By next school year or school year 2011 to 2012, there will be a bridge year introduced for graduating elementary school students who will not make a cutoff score in a kind of “high school readiness test” to be administered by the end of the current school year.
By school year 2012 to2013, DepEd will add an additional year in high school -- a 5th year-- with the additional year focusing on English.
“It will be called the Year of English,” Cruz said.
By school year 2015 to 2016, Cruz said the Grade 1 to 12 would have been fully implemented.
Under the K+12 plan, Grades 1 to 7, for school children aged six to 12 years old will be the elementary level. Grades 8 to 10 will be the Junior High School Level.
Grades 11 to 12 will be the “specialized High School” or “Junior College.”
At the end of the 12-year BEC, Cruz said that high school graduates are expected to be employable.
Cruz said that at the end of the 12-year cycle, a student would be 18 years of age who can be legally employed or could start their own businesses.
“Tertiary education will no longer be remedial and will conform to international standards,” Cruz added.
While the plan would add two years and make the education phase longer, Cruz said that this is necessary.
“Let’s not solve the problems of DepEd in a hurry,” Cruz said.
Cruz said yesterday’s presentation was the start of a consultation process of the DepEd in its effort to get feedback on the plan from education stakeholders.
Cruz, however, gave assurance that DepEd was bent on implementing the plan, considering that adding two years in the BEC was a campaign promise of President Aquino.
Yesterday’s presentation before the media already indicated conflicting positions on the plan.
Fr.
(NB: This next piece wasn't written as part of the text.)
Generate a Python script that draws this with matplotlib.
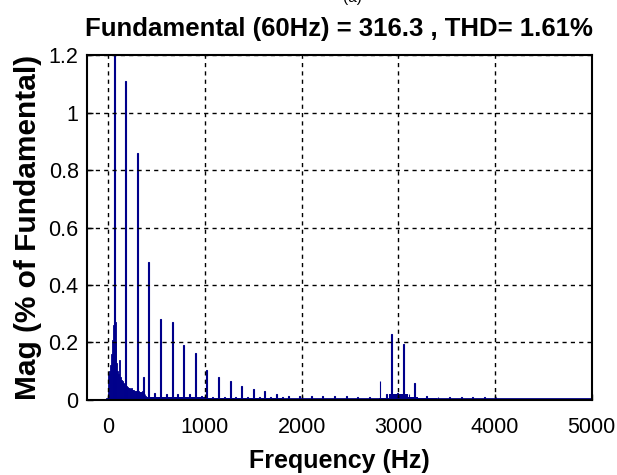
import numpy as np
import matplotlib.pyplot as plt

plt.rcParams['font.family'] = ['Liberation Sans', 'DejaVu Sans']

# low-frequency cluster (dense bins around the fundamental)
low_freq = [0, 10, 20, 30, 40, 50, 70, 80, 90, 100, 110, 120, 130, 140, 150,
            160, 170, 190, 200, 210, 220, 230, 240, 250, 260, 270, 280, 290,
            310, 320, 330, 340, 350, 360, 380, 390, 400, 410]
low_mag = [0.09, 0.10, 0.12, 0.16, 0.21, 0.26, 0.27, 0.20, 0.13, 0.10, 0.09,
           0.14, 0.08, 0.07, 0.065, 0.06, 0.055, 0.05, 0.045, 0.042, 0.04,
           0.038, 0.04, 0.035, 0.033, 0.032, 0.03, 0.03, 0.03, 0.028, 0.027,
           0.026, 0.03, 0.03, 0.02, 0.015, 0.012, 0.01]

# harmonic lines
harm_freq = [60, 180, 300, 366, 420, 480, 540, 600, 660, 720, 780, 840, 900,
             960, 1020, 1080, 1140, 1200, 1260, 1320, 1380, 1440, 1500, 1560,
             1620, 1680, 1740, 1800, 1860, 1980, 2100, 2220, 2340, 2460, 2580,
             2700, 2810, 2880, 2930, 2990, 3050, 3110, 3170, 3290, 3410, 3530,
             3650, 3770, 3890, 4010]
harm_mag = [100, 1.11, 0.86, 0.08, 0.48, 0.025, 0.28, 0.02, 0.27, 0.02, 0.19,
            0.02, 0.165, 0.015, 0.103, 0.012, 0.079, 0.012, 0.066, 0.012,
            0.049, 0.012, 0.037, 0.012, 0.031, 0.01, 0.021, 0.01, 0.014, 0.013,
            0.014, 0.014, 0.013, 0.014, 0.012, 0.012, 0.067, 0.02, 0.228, 0.025,
            0.194, 0.02, 0.06, 0.013, 0.012, 0.012, 0.012, 0.012, 0.012, 0.012]

# noise floor per band
floor_start = [400, 500, 600, 700, 800, 900, 1000, 1100, 1200, 1300, 1400,
               1500, 1600, 1700, 1800, 1900, 2000, 2200, 2400, 2600, 2800,
               2900, 3000, 3100, 3200, 3400, 3600, 3800, 4000]
floor_mag = [0.012, 0.012, 0.01, 0.01, 0.009, 0.009, 0.008, 0.008, 0.007,
             0.007, 0.007, 0.006, 0.006, 0.006, 0.005, 0.005, 0.005, 0.005,
             0.005, 0.005, 0.008, 0.02, 0.02, 0.01, 0.006, 0.005, 0.005, 0.005,
             0.004]
floor_width = [100] * 16 + [200, 200, 200, 200, 100, 100, 100, 100, 200, 200,
                            200, 200, 200]

xticks = [0, 1000, 2000, 3000, 4000, 5000]
yticks = [0, 0.2, 0.4, 0.6, 0.8, 1, 1.2]
ytick_labels = ['0', '0.2', '0.4', '0.6', '0.8', '1', '1.2']

blue = '#00008B'

fig = plt.figure(figsize=(6.17, 4.75), dpi=100)
ax = fig.add_axes([0.141, 0.158, 0.818, 0.726])

ax.bar(floor_start, floor_mag, width=floor_width, align='edge', color=blue, linewidth=0)
ax.bar(low_freq, low_mag, width=10, color=blue, edgecolor=blue, linewidth=0.6)
ax.bar(harm_freq, harm_mag, width=9, color=blue, edgecolor=blue, linewidth=0.8)
ax.axhline(0.003, xmin=0.04, xmax=1, color=blue, lw=2)

ax.set_xlim(-220, 5000)
ax.set_ylim(0, 1.2)
ax.set_xticks(xticks)
ax.set_yticks(yticks)
ax.set_yticklabels(ytick_labels)
ax.grid(True, color='black', linestyle=(0, (3, 3)), linewidth=1)
ax.tick_params(direction='in', length=4, labelsize=15.5, width=1)
ax.tick_params(axis='x', pad=12)
ax.tick_params(axis='y', pad=6)
for s in ax.spines.values():
    s.set_linewidth(1.5)

ax.set_title('Fundamental (60Hz) = 316.3 , THD= 1.61%', fontsize=18.5,
             fontweight='bold', pad=14)
ax.set_xlabel('Frequency (Hz)', fontsize=18, fontweight='bold', labelpad=8)
ax.set_ylabel('Mag (% of Fundamental)', fontsize=21.5, fontweight='bold', labelpad=5)
fig.text(0.572, 1.005, '(a)', fontsize=11, ha='center', va='center')

fig.savefig('out.png', dpi=100)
Bienvenido Nebres, former chairman of the Presidential Task Force on Education formed by the previous administration to implement reforms on the education sector, opposed the program.
Nebres said that instead of moving to add two years, DepEd should first address the deficiencies in the current 10-year BEC.
“Fix the problem in the 10 years BEC. This all sounds very nice but when you get down to the ground, it does not make sense,” Nebres said.
“Keep your solutions simple. Look at the problems in the 10 years and fix those problems first,” he added.
Nebres said the move would be a distraction to DepEd.
“The problem with this is it will distract DepEd. Please leave the basic system alone. There are other pressing problems to attend to,” he said.
Peter Perfecto, executive director of the Philippine Business for Education (PBED) expressed support for the program.
“We want the additional two years of education and we want it in the BEC,” Perfecto said.
PBED, an organization composed of corporate executives, has been advocating for reforms in the education sector.
Led by former ambassador Ramon del Rosario, the group said the education sector should reform itself so it can produce graduates that are highly qualified to join the workforce.